Directive
Exactly as written, write out the lines below from the first to the one containing "ax.bar(x + (i", inclusive. Pictures do not belong in the copy.
>> start Data segment
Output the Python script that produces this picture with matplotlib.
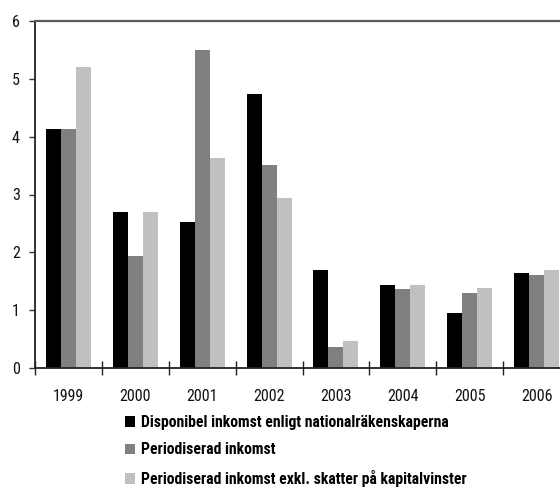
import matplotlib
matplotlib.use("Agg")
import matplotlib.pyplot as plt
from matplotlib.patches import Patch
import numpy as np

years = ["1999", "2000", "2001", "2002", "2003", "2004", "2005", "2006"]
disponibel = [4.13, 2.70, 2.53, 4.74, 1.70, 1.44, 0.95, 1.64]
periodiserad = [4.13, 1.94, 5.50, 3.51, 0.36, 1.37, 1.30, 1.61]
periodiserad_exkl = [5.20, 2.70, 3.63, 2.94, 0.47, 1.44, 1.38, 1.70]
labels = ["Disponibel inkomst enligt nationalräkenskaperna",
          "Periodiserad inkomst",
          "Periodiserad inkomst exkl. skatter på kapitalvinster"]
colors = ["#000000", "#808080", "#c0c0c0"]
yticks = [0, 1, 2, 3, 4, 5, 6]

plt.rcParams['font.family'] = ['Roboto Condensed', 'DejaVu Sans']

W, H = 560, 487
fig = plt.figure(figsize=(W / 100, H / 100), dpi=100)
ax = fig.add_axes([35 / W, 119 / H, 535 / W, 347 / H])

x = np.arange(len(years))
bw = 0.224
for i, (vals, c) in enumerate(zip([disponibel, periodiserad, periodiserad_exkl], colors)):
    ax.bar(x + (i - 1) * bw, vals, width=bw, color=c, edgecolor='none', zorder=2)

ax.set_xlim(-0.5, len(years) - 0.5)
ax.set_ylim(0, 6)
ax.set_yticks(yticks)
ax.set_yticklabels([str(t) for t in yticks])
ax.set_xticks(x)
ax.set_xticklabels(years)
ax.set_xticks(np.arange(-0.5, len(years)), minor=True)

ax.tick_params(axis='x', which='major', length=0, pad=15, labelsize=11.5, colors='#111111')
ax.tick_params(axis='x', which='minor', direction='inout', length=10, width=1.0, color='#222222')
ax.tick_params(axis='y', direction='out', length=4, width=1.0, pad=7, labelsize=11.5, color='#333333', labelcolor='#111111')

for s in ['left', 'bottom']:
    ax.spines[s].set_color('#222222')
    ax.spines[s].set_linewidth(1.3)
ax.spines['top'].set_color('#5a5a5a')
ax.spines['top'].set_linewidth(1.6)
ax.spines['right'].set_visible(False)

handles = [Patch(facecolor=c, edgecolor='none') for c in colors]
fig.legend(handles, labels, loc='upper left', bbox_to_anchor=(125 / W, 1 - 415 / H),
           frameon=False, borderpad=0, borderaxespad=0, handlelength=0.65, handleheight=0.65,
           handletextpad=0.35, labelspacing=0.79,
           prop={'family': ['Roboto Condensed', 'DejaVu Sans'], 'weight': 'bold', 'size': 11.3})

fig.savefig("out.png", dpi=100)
>> end Data segment
In response
Output the Python script that produces this picture with matplotlib.
import matplotlib
matplotlib.use("Agg")
import matplotlib.pyplot as plt
from matplotlib.patches import Patch
import numpy as np

years = ["1999", "2000", "2001", "2002", "2003", "2004", "2005", "2006"]
disponibel = [4.13, 2.70, 2.53, 4.74, 1.70, 1.44, 0.95, 1.64]
periodiserad = [4.13, 1.94, 5.50, 3.51, 0.36, 1.37, 1.30, 1.61]
periodiserad_exkl = [5.20, 2.70, 3.63, 2.94, 0.47, 1.44, 1.38, 1.70]
labels = ["Disponibel inkomst enligt nationalräkenskaperna",
          "Periodiserad inkomst",
          "Periodiserad inkomst exkl. skatter på kapitalvinster"]
colors = ["#000000", "#808080", "#c0c0c0"]
yticks = [0, 1, 2, 3, 4, 5, 6]

plt.rcParams['font.family'] = ['Roboto Condensed', 'DejaVu Sans']

W, H = 560, 487
fig = plt.figure(figsize=(W / 100, H / 100), dpi=100)
ax = fig.add_axes([35 / W, 119 / H, 535 / W, 347 / H])

x = np.arange(len(years))
bw = 0.224
for i, (vals, c) in enumerate(zip([disponibel, periodiserad, periodiserad_exkl], colors)):
    ax.bar(x + (i - 1) * bw, vals, width=bw, color=c, edgecolor='none', zorder=2)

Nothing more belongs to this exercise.